# Welcom to xEarthStat For AgERA5

xEarthStat for AgERA5 allows users to download and aggregate AgERA5 climate data for a specified Region of Interest (ROI). This document outlines the installation process, setup, and usage instructions to get you started.

### Installation

To use xEarthStat for AgERA5, you first need to install the `earthstat` Python package. Run the following command in your Python environment:

### Step 1:Install & Import xEarthStat

In [None]:
# install the EarthStat

!pip install earthstat

In [None]:
# import the package

from earthstat import xEarthStat as xES

### Step 2: Initialize xEarthStat Workflow

Create an instance of xEarthStat, and initialize the workflow

In [None]:
# create an instance of the workflow

EU_AgERA5 = xES()

initilize the workflow by:

- **ROI Name** (`str`): Unique identifier for your ROI.
- **shape_file_path** (`str`): shapefile file path

In [None]:
ROI_name = 'EU'
shape_file_path = 'EU.shp'

EU_AgERA5.init_workflow(
    ROI_name, 
    shape_file_path # Adding shape file path is optional
)

> <span style="color:red;">**Note & Caution:**</span> Adding shapefile(optional): for just downloading data without data aggregation you can pass the shapefile.  

### Step 3: Download AgERA5 From CDS

Download the AgERA5 data for your ROI by defining the following:
- **AgERA5_parameters** (`list`): Define the list of interested variables to download from CDS.

> <span style="color:red;">**Note & Caution:**</span> Currently, xEarthStat can just download 7 variables included in the table below.

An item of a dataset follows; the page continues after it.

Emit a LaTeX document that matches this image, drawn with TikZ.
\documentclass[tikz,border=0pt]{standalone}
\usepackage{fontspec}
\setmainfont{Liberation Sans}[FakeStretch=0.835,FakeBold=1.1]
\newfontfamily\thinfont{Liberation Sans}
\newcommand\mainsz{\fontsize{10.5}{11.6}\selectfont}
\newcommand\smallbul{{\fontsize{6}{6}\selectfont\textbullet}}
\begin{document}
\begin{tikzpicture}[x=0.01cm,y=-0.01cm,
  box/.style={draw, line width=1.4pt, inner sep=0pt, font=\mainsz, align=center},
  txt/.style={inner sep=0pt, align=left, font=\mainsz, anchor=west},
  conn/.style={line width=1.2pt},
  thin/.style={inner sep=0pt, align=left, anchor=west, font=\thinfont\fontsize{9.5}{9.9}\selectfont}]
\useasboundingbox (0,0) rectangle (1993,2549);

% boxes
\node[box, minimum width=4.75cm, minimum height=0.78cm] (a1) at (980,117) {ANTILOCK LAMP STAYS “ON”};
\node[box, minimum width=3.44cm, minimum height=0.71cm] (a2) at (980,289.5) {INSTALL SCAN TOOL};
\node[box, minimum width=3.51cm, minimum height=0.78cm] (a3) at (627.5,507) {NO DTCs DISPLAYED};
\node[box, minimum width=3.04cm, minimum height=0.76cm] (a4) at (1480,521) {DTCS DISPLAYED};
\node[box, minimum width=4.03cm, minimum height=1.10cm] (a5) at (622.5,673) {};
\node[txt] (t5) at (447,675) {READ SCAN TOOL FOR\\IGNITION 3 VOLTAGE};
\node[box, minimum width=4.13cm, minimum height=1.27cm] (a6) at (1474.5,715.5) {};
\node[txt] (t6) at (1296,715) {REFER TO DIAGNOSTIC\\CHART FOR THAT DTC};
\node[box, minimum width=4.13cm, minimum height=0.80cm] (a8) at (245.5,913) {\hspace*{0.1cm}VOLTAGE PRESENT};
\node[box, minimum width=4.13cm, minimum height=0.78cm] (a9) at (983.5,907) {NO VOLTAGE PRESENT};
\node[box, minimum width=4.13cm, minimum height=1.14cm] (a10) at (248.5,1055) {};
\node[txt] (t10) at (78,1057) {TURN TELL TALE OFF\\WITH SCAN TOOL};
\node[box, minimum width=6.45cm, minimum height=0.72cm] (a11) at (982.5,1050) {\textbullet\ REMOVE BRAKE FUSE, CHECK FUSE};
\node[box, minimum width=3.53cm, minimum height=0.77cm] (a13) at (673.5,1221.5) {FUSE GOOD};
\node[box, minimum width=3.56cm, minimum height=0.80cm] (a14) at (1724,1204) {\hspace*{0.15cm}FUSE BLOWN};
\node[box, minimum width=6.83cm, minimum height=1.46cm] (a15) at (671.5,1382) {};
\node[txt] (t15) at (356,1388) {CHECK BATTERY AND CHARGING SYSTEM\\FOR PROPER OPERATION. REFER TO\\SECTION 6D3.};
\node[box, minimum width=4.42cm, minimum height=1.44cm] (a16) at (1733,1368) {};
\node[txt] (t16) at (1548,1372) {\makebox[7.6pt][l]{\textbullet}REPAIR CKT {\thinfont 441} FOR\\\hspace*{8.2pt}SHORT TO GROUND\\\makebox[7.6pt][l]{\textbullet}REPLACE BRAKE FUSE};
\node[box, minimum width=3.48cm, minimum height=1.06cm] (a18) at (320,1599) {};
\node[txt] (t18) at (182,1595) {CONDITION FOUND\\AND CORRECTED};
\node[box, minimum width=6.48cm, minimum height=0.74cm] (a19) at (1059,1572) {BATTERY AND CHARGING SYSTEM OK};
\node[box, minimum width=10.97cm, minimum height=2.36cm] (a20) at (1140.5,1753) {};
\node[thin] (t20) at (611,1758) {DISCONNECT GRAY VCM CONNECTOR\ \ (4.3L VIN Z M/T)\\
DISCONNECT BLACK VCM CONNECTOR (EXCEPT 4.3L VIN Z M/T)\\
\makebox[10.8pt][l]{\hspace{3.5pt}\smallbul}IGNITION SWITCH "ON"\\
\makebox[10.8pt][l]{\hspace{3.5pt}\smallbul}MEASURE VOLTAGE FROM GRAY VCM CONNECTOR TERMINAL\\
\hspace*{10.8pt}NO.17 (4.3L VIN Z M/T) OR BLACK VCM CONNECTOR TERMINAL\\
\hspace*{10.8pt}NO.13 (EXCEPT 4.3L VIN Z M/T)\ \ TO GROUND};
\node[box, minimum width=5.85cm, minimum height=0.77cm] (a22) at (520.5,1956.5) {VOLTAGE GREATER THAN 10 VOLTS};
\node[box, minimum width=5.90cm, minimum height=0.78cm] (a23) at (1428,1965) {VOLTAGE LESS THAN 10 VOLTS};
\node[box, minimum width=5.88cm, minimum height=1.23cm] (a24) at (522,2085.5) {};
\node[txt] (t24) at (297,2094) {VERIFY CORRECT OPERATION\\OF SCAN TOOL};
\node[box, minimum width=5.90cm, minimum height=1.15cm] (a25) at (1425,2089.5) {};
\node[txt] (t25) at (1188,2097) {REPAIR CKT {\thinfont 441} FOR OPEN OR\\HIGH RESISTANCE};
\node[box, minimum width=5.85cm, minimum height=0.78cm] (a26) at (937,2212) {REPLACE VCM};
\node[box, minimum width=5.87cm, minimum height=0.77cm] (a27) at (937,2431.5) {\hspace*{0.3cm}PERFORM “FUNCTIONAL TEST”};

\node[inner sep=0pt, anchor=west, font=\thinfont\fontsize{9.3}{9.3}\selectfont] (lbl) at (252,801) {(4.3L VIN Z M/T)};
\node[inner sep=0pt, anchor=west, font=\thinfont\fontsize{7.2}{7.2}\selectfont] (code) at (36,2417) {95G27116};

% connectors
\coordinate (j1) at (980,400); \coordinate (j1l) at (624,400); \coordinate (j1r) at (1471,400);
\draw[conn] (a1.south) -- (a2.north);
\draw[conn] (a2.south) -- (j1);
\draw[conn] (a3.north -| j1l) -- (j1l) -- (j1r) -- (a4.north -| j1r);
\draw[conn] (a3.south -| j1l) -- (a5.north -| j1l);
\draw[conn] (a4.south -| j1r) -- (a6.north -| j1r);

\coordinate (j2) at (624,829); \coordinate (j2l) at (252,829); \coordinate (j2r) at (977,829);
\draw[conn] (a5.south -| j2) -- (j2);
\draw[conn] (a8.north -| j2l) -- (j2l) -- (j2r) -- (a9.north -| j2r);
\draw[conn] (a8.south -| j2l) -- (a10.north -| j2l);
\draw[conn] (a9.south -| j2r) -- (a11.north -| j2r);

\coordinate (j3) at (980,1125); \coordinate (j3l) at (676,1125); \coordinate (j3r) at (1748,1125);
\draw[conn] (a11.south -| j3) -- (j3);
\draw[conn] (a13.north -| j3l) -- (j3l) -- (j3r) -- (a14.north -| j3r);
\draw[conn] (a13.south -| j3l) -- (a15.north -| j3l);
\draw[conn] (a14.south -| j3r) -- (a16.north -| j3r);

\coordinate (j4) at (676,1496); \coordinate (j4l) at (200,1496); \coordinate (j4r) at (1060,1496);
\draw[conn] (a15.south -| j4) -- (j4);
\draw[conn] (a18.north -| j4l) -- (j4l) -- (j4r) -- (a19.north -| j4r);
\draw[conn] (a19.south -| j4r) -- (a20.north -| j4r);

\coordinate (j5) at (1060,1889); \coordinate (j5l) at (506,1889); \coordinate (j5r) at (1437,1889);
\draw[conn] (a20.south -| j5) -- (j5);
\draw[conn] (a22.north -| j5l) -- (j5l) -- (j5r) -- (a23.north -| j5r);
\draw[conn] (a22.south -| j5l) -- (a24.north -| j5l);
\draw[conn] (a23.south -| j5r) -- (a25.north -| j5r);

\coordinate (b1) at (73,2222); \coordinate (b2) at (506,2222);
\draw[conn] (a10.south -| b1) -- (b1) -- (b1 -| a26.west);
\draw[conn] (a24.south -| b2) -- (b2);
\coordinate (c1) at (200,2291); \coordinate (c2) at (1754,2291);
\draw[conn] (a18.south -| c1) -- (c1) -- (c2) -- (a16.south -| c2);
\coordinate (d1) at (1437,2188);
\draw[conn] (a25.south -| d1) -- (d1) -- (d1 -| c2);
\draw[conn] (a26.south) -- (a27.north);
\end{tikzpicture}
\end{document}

| Variable                 | AgERA5 Parameter            | Statistical Download Type |
|--------------------------|-----------------------------|---------------------------|
| Maximum Temperature      | 2m_temperature              | 24_hour_maximum           |
| Minimum Temperature      | 2m_temperature              | 24_hour_minimum           |
| Mean Temperature         | 2m_temperature              | 24_hour_mean              |
| Solar Radiation Flux     | solar_radiation_flux        | -                         |
| Precipitation Flux       | precipitation_flux          | -                         |
| Wind Speed               | 10m_wind_speed              | 24_hour_mean              |
| Vapour Pressure          | vapour_pressure             | 24_hour_mean              |


- **Bounding Box** (`list` of `float`): `north`, `west`, `south`, and `east` coordinates of ROI.
- **start_year** (`int`): the start year for data.
- **end_year** (`int`):  the end year for data.

***Example:***
To download data from 2000 to 2020, set start_year to 2000 and end_year to 2020. For a single year, set both to the same year.

In [None]:
# Define the AgERA5's variables to be downloaded

AgERA5_parameters = [
    'Maximum_Temperature', 'Minimum_Temperature', 'Mean_Temperature',
    'Solar_Radiation_Flux', 'Precipitation_Flux', 'Wind_Speed','Vapour_Pressure'
    ]

# Define the ROI's bounding box, start year, and end year

ROI_bounding_box = [71, -31, 34.5, 40]  # [north, west, south, east]
start_year = 2000
end_year = 2001

Next, initialize the AgERA5 downloader by defined parameters:

In [None]:
# Initialize the AgERA5 downloader

EU_AgERA5.init_AgERA5_downloader(
    AgERA5_parameters,
    ROI_bounding_box,
    start_year,
    end_year
)

**`xES.download_AgERA5`** options:

- `num_requests`: the number of downloading requests sends to CDS's API server until download all data.
- `extract`: `True` to Extract the downloaded AgERA5 zip files, set `False` if you don't want to extract zip files.

In [None]:
# Start downloading the AgERA5 data

EU_AgERA5.download_AgERA5(num_requests=6,
                          extract=True)

> <span style="color:red;">**Note & Caution:**</span> 
- Don't send more than 5 requests to the server. That leads to the server to block your API key from downloading.
- If your ROI is to much small decrease the number of requests to two.

### Step 4: Aggregate Data

xEarthStat's Aggregation process utilize the availability of GPU for parallel computation, and using the avilalble CPU cores for multiprocessing. it automatically detect if there is a GPU or not, if not it shift computational processing on CPU.

`xES.Aggregate_AgERA5`:

- `dataset_type`: Chosing the type of dataset, `dekadal` for aggregated dekadal (1,11,21 of month) dataset, `daily` for daily dataset.

- `all_touched`: Default to `False` to just consider pixels within the geometry object. `True` to consider all touched pixels by geo-object.

- `stat`:  `"mean"`(Default), `"median"`, `"min"`, `"max"`, `"sum"`.

- `multi_processing`: Enables parallel processing.

- `max_workers`: Default to total number of CPU's cores. You can change the number of cores that used in multiprocessing.

In [None]:
# Explore the number of all CPU cores

import os

cpu_cores = os.cpu_count()

print(f'Number of CPU cores: {cpu_cores}')

In [None]:
# Start aggregating the downloaded AgERA5 data

EU_AgERA5.Aggregate_AgERA5(

    dataset_type = "dekadal",
    all_touched=False,
    stat='mean',
    multi_processing=False,
    max_workers=None, # None means using all CPU cores
)

### Step 5 (Optional): Merge Aggregated AgERA5's Variables CSVs

Optionally, merge all generated datasets' csv files into one merged csv for all aggregated variables:

`xES.AgERA5_merged_csv`:

- `kelvin_to_celsius`: To convert the temperature unit from kelvin to celsius.

- `output_name`: option to add the name of merged csv, it's default to `AgERA5_{ROI_name}_merged_parameters_{workflow}_{timestamp}.csv`

In [None]:
EU_AgERA5.AgERA5_merged_csv(kelvin_to_celsius=False, 
                            output_name=None)